** Begin Information supplied **

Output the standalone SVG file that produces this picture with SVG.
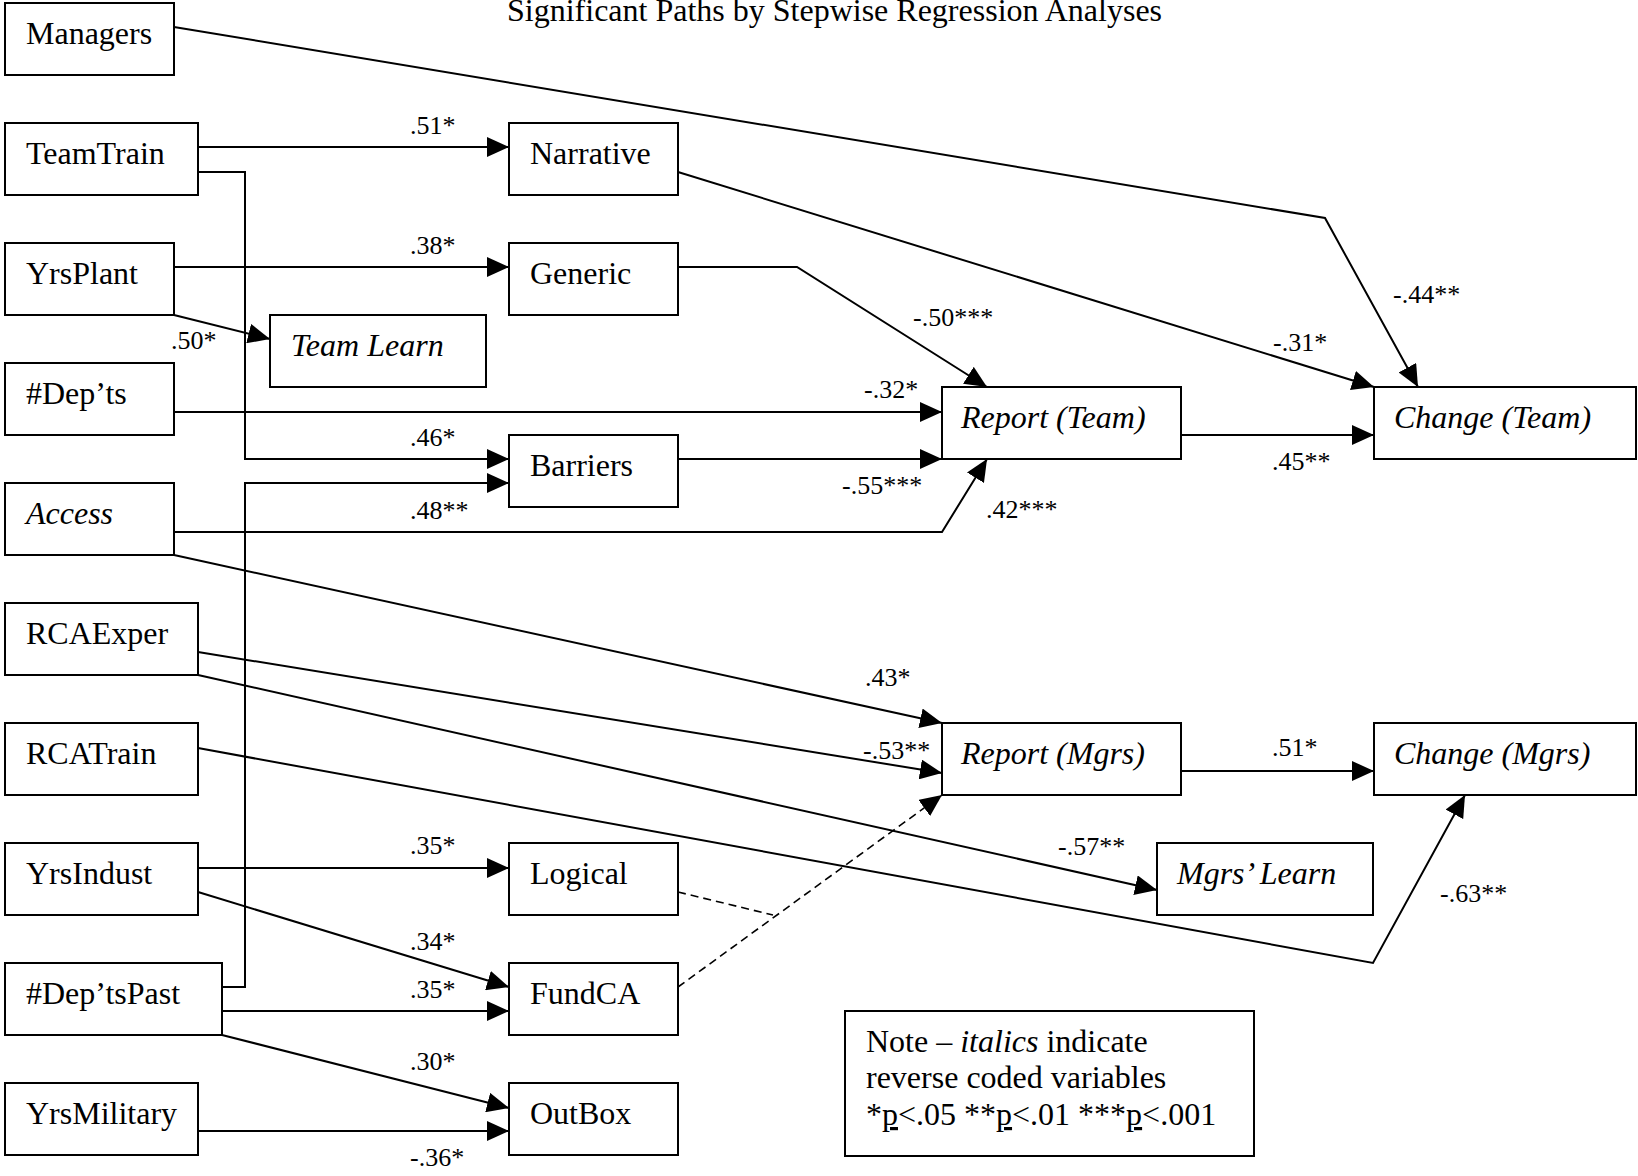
<svg xmlns="http://www.w3.org/2000/svg" width="1638" height="1176" viewBox="0 0 1638 1176">
<style>
.box{fill:#fff;stroke:#000;stroke-width:2}
.lbl{font-family:"Liberation Serif","Times New Roman",serif;font-size:32px;fill:#000}
.it{font-style:italic}
.el{font-family:"Liberation Serif","Times New Roman",serif;font-size:26px;fill:#000}
.c{fill:none;stroke:#000;stroke-width:2;marker-end:url(#ah)}
.d{fill:none;stroke:#000;stroke-width:1.6;stroke-dasharray:8,5}
</style>
<defs>
<marker id="ah" markerUnits="userSpaceOnUse" markerWidth="22" markerHeight="20" refX="22" refY="10" orient="auto">
<path d="M0,0 L22,10 L0,20 z" fill="#000"/>
</marker>
</defs>
<rect width="1638" height="1176" fill="#fff"/>
<text class="lbl" x="507" y="21">Significant Paths by Stepwise Regression Analyses</text>

<g id="connectors">
<path class="c" d="M198,147 H509"/>
<path class="c" d="M198,172 H245 V459 H509"/>
<path class="c" d="M174,267 H509"/>
<path class="c" d="M174,315 L270,339"/>
<path class="c" d="M174,412 H942"/>
<path class="c" d="M678,459 H942"/>
<path class="c" d="M222,987 H245 V483 H509"/>
<path class="c" d="M174,532 H942 L987,459"/>
<path class="c" d="M678,267 H797 L987,387"/>
<path class="c" d="M678,172 L1374,387"/>
<path class="c" d="M174,27 L1325,218 L1418,387"/>
<path class="c" d="M1181,435 H1374"/>
<path class="c" d="M174,555 L942,723"/>
<path class="c" d="M198,652 L942,773"/>
<path class="c" d="M198,675 L1157,890"/>
<path class="c" d="M198,748 L1373,963 L1465,795"/>
<path class="c" d="M1181,771 H1374"/>
<path class="c" d="M198,868 H509"/>
<path class="c" d="M198,892 L509,987"/>
<path class="c" d="M222,1011 H509"/>
<path class="c" d="M222,1035 L509,1108"/>
<path class="c" d="M198,1131 H509"/>
<path class="d" d="M678,987 L942,795" marker-end="url(#ah)"/>
<path class="d" d="M678,892 L773,915"/>
<g class="el">
<text x="410" y="134">.51*</text>
<text x="410" y="254">.38*</text>
<text x="171" y="349">.50*</text>
<text x="864" y="398">-.32*</text>
<text x="410" y="446">.46*</text>
<text x="410" y="519">.48**</text>
<text x="842" y="494">-.55***</text>
<text x="986" y="518">.42***</text>
<text x="913" y="326">-.50***</text>
<text x="1273" y="351">-.31*</text>
<text x="1393" y="303">-.44**</text>
<text x="1272" y="470">.45**</text>
<text x="865" y="686">.43*</text>
<text x="863" y="759">-.53**</text>
<text x="1272" y="756">.51*</text>
<text x="1058" y="855">-.57**</text>
<text x="1440" y="902">-.63**</text>
<text x="410" y="854">.35*</text>
<text x="410" y="950">.34*</text>
<text x="410" y="998">.35*</text>
<text x="410" y="1070">.30*</text>
<text x="410" y="1166">-.36*</text>
</g>
</g>

<g id="managers"><rect class="box" x="5" y="3" width="169" height="72"/><text class="lbl" x="26" y="44">Managers</text></g>
<g id="teamtrain"><rect class="box" x="5" y="123" width="193" height="72"/><text class="lbl" x="26" y="164">TeamTrain</text></g>
<g id="yrsplant"><rect class="box" x="5" y="243" width="169" height="72"/><text class="lbl" x="26" y="284">YrsPlant</text></g>
<g id="depts"><rect class="box" x="5" y="363" width="169" height="72"/><text class="lbl" x="26" y="404">#Dep’ts</text></g>
<g id="access"><rect class="box" x="5" y="483" width="169" height="72"/><text class="lbl it" x="26" y="524">Access</text></g>
<g id="rcaexper"><rect class="box" x="5" y="603" width="193" height="72"/><text class="lbl" x="26" y="644">RCAExper</text></g>
<g id="rcatrain"><rect class="box" x="5" y="723" width="193" height="72"/><text class="lbl" x="26" y="764">RCATrain</text></g>
<g id="yrsindust"><rect class="box" x="5" y="843" width="193" height="72"/><text class="lbl" x="26" y="884">YrsIndust</text></g>
<g id="deptspast"><rect class="box" x="5" y="963" width="217" height="72"/><text class="lbl" x="26" y="1004">#Dep’tsPast</text></g>
<g id="yrsmilitary"><rect class="box" x="5" y="1083" width="193" height="72"/><text class="lbl" x="26" y="1124">YrsMilitary</text></g>

<g id="narrative"><rect class="box" x="509" y="123" width="169" height="72"/><text class="lbl" x="530" y="164">Narrative</text></g>
<g id="generic"><rect class="box" x="509" y="243" width="169" height="72"/><text class="lbl" x="530" y="284">Generic</text></g>
<g id="teamlearn"><rect class="box" x="270" y="315" width="216" height="72"/><text class="lbl it" x="291" y="356">Team Learn</text></g>
<g id="barriers"><rect class="box" x="509" y="435" width="169" height="72"/><text class="lbl" x="530" y="476">Barriers</text></g>
<g id="logical"><rect class="box" x="509" y="843" width="169" height="72"/><text class="lbl" x="530" y="884">Logical</text></g>
<g id="fundca"><rect class="box" x="509" y="963" width="169" height="72"/><text class="lbl" x="530" y="1004">FundCA</text></g>
<g id="outbox"><rect class="box" x="509" y="1083" width="169" height="72"/><text class="lbl" x="530" y="1124">OutBox</text></g>

<g id="reportteam"><rect class="box" x="942" y="387" width="239" height="72"/><text class="lbl it" x="961" y="428">Report (Team)</text></g>
<g id="changeteam"><rect class="box" x="1374" y="387" width="262" height="72"/><text class="lbl it" x="1394" y="428">Change (Team)</text></g>
<g id="reportmgrs"><rect class="box" x="942" y="723" width="239" height="72"/><text class="lbl it" x="961" y="764">Report (Mgrs)</text></g>
<g id="changemgrs"><rect class="box" x="1374" y="723" width="262" height="72"/><text class="lbl it" x="1394" y="764">Change (Mgrs)</text></g>
<g id="mgrslearn"><rect class="box" x="1157" y="843" width="216" height="72"/><text class="lbl it" x="1177" y="884">Mgrs’ Learn</text></g>

<g id="note"><rect class="box" x="845" y="1011" width="409" height="145"/>
<text class="lbl" x="866" y="1052">Note – <tspan class="it">italics</tspan> indicate</text>
<text class="lbl" x="866" y="1088">reverse coded variables</text>
<text class="lbl" x="866" y="1125">*<tspan text-decoration="underline">p</tspan>&lt;.05 **<tspan text-decoration="underline">p</tspan>&lt;.01 ***<tspan text-decoration="underline">p</tspan>&lt;.001</text>
</g>
</svg>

** End Information supplied **

Work required:
Begin at the first line of the material and copy each line exactly through the one containing "Stepwise Regression Analyses</text>". Omit pictures.

Output of the task:
Output the standalone SVG file that produces this picture with SVG.
<svg xmlns="http://www.w3.org/2000/svg" width="1638" height="1176" viewBox="0 0 1638 1176">
<style>
.box{fill:#fff;stroke:#000;stroke-width:2}
.lbl{font-family:"Liberation Serif","Times New Roman",serif;font-size:32px;fill:#000}
.it{font-style:italic}
.el{font-family:"Liberation Serif","Times New Roman",serif;font-size:26px;fill:#000}
.c{fill:none;stroke:#000;stroke-width:2;marker-end:url(#ah)}
.d{fill:none;stroke:#000;stroke-width:1.6;stroke-dasharray:8,5}
</style>
<defs>
<marker id="ah" markerUnits="userSpaceOnUse" markerWidth="22" markerHeight="20" refX="22" refY="10" orient="auto">
<path d="M0,0 L22,10 L0,20 z" fill="#000"/>
</marker>
</defs>
<rect width="1638" height="1176" fill="#fff"/>
<text class="lbl" x="507" y="21">Significant Paths by Stepwise Regression Analyses</text>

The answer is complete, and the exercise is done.